For some advisors, market turbulence has propelled them in a completely different direction. At CPA Wealth Management Services in Melbourne, Fla., the decision was made four years ago to build an in-house research team to direct its investing. For three years, the firms invested in individual securities largely based on its own fundamental and technical analysis. The firm even had two analysts and two RIAs who were devoted exclusively to research.

Firm President Tom Kirk considered it a solid strategy until he, like others in America, saw his world abruptly change on September 11, 2001. The changes went even deeper in the following months, as Enron and other corporate scandals led to developments that defied the prognosticating abilities of any analyst.

"It got to the point where no matter how good the research we had was, or how well thought out it was, it could be severely damaged by unforeseen events," Kirk says. "So we did a lot of soul searching."

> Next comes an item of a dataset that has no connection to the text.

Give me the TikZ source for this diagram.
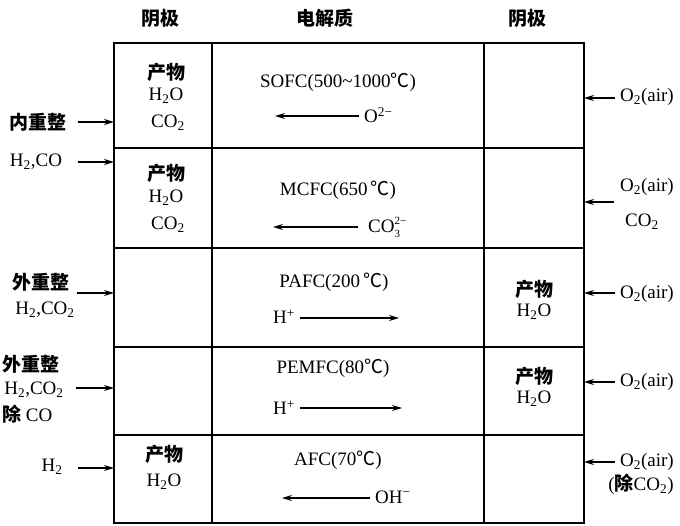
\documentclass[tikz,border=0pt]{standalone}
\usepackage{fontspec}
\setmainfont{Liberation Serif}
\newfontfamily\cjk{Noto Sans CJK SC}
\usetikzlibrary{arrows.meta}
\newcommand{\degc}{{\cjk ℃}}
\newcommand{\stackss}[2]{\rlap{\raisebox{-5pt}{\fontsize{11}{11}\selectfont #2}}\raisebox{8pt}{\fontsize{11}{11}\selectfont #1}}
\begin{document}
\begin{tikzpicture}[x=1pt,y=-1pt,
  txt/.style={font=\fontsize{19}{21}\selectfont, inner sep=0pt, anchor=center},
  zh/.style={font=\fontsize{19}{21}\selectfont\cjk\bfseries, inner sep=0pt, anchor=center},
  gridline/.style={line width=1.4pt},
  frame/.style={line width=1.9pt},
  arr/.style={line width=1.4pt, -{Stealth[length=10pt,width=6pt]}}]
\useasboundingbox (0,0) rectangle (680,526);
% table
\draw[frame] (114,43) rectangle (584,523);
\draw[gridline] (212,43) -- (212,523);
\draw[gridline] (484,43) -- (484,523);
\foreach \yy in {148,248,347,435} \draw[gridline] (114,\yy) -- (584,\yy);
% headers
\node[zh] (h1) at (160,18) {阴极};
\node[zh] (h2) at (325,18) {电解质};
\node[zh] (h3) at (527,18) {阴极};
% ---------- row 1 SOFC
\node[zh] (r1p) at (166,72) {产物};
\node[txt] (r1a) at (166,96) {H\textsubscript{2}O};
\node[txt] (r1b) at (168,123) {CO\textsubscript{2}};
\node[txt] (r1n) at (338,82) {SOFC(500\textasciitilde1000\degc)};
\node[txt,anchor=west] (r1i) at (364,115) {O\textsuperscript{2−}};
\coordinate (r1e) at (275,116);
\draw[arr] (r1i.west) ++(-5,1) -- (r1e);
\node[zh] (l1) at (38,122) {内重整};
\coordinate (l1s) at (78,122);
\coordinate (l1e) at (114,122);
\draw[arr] (l1s) -- (l1e);
\node[txt] (l1b) at (36,162) {H\textsubscript{2},CO};
\coordinate (l1bs) at (78,162);
\coordinate (l1be) at (114,162);
\draw[arr] (l1bs) -- (l1be);
\node[txt,anchor=west] (q1) at (620,97) {O\textsubscript{2}(air)};
\coordinate (q1e) at (584,98);
\draw[arr] (q1.west) ++(-5,1) -- (q1e);
% ---------- row 2 MCFC
\node[zh] (r2p) at (166,173) {产物};
\node[txt] (r2a) at (166,198) {H\textsubscript{2}O};
\node[txt] (r2b) at (168,225) {CO\textsubscript{2}};
\node[txt] (r2n) at (338,190) {MCFC(650\,\degc)};
\node[txt,anchor=west] (r2i) at (368,227) {CO\stackss{2−}{3}};
\coordinate (r2e) at (273,227);
\draw[arr] (r2i.west) ++(-10,0) -- (r2e);
\node[txt,anchor=west] (q2) at (620,187) {O\textsubscript{2}(air)};
\node[txt,anchor=west] (q2b) at (625,222) {CO\textsubscript{2}};
\coordinate (q2s) at (614,202);
\coordinate (q2e) at (584,202);
\draw[arr] (q2s) -- (q2e);
% ---------- row 3 PAFC
\node[zh] (l3) at (41,282) {外重整};
\node[txt] (l3b) at (45,310) {H\textsubscript{2},CO\textsubscript{2}};
\coordinate (l3s) at (77,293);
\coordinate (l3e) at (114,293);
\draw[arr] (l3s) -- (l3e);
\node[txt] (r3n) at (334,282) {PAFC(200\,\degc)};
\node[txt,anchor=east] (r3i) at (295,317) {H\textsuperscript{+}};
\coordinate (r3e) at (399,318);
\draw[arr] (r3i.east) ++(5,1) -- (r3e);
\node[zh] (r3p) at (534,289) {产物};
\node[txt] (r3a) at (534,312) {H\textsubscript{2}O};
\node[txt,anchor=west] (q3) at (620,294) {O\textsubscript{2}(air)};
\coordinate (q3e) at (584,293);
\draw[arr] (q3.west) ++(-5,-1) -- (q3e);
% ---------- row 4 PEMFC
\node[zh] (l4) at (31,364) {外重整};
\node[txt] (l4b) at (34,390) {H\textsubscript{2},CO\textsubscript{2}};
\node[txt,anchor=west] (l4c) at (2,414) {{\cjk\bfseries 除} CO};
\coordinate (l4s) at (76,388);
\coordinate (l4e) at (114,388);
\draw[arr] (l4s) -- (l4e);
\node[txt] (r4n) at (333,368) {PEMFC(80\degc)};
\node[txt,anchor=east] (r4i) at (295,408) {H\textsuperscript{+}};
\coordinate (r4e) at (402,408);
\draw[arr] (r4i.east) ++(5,0) -- (r4e);
\node[zh] (r4p) at (534,376) {产物};
\node[txt] (r4a) at (534,399) {H\textsubscript{2}O};
\node[txt,anchor=west] (q4) at (620,382) {O\textsubscript{2}(air)};
\coordinate (q4e) at (584,382);
\draw[arr] (q4.west) ++(-5,0) -- (q4e);
% ---------- row 5 AFC
\node[zh] (r5p) at (164,454) {产物};
\node[txt] (r5a) at (164,482) {H\textsubscript{2}O};
\node[txt] (l5) at (52,467) {H\textsubscript{2}};
\coordinate (l5s) at (78,468);
\coordinate (l5e) at (114,468);
\draw[arr] (l5s) -- (l5e);
\node[txt] (r5n) at (338,460) {AFC(70\degc)};
\node[txt,anchor=west] (r5i) at (375,497) {OH\textsuperscript{−}};
\coordinate (r5e) at (282,498);
\draw[arr] (r5i.west) ++(-5,1) -- (r5e);
\node[txt,anchor=west] (q5) at (620,462) {O\textsubscript{2}(air)};
\node[txt] (q5b) at (641,484) {({\cjk\bfseries 除}CO\textsubscript{2})};
\coordinate (q5e) at (584,462);
\draw[arr] (q5.west) ++(-5,0) -- (q5e);
\end{tikzpicture}
\end{document}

What Kirk decided was that his firm was no longer going to try to out-think the market. It was, for him, a new outlook-one that landed him smack in the fold of DFA Advisors, one of the investment world's more outspoken vanguards of passive investment strategies.

About a year ago, Kirk decided his firm would dismantle his research group and transition his 100 clients, and their $120 million in assets, to a strategy focused on DFA's funds and model portfolios. Twelve months later, he says that transition is about 98% complete. Only five clients were lost through the transition, he says. "It's greatly simplifying our client investment approach, and I think given them a much higher probability of achieving positive long-term investment returns," he says.

Kirk adds that he's not looking to hit homeruns with the change; only to safeguard clients-and the firm-from Worldcom-like events that lie in the future. "Events like that kind of freeze you like a deer in the headlights," he says. "My goal is to have the client achieve returns that are available in the market at less risk."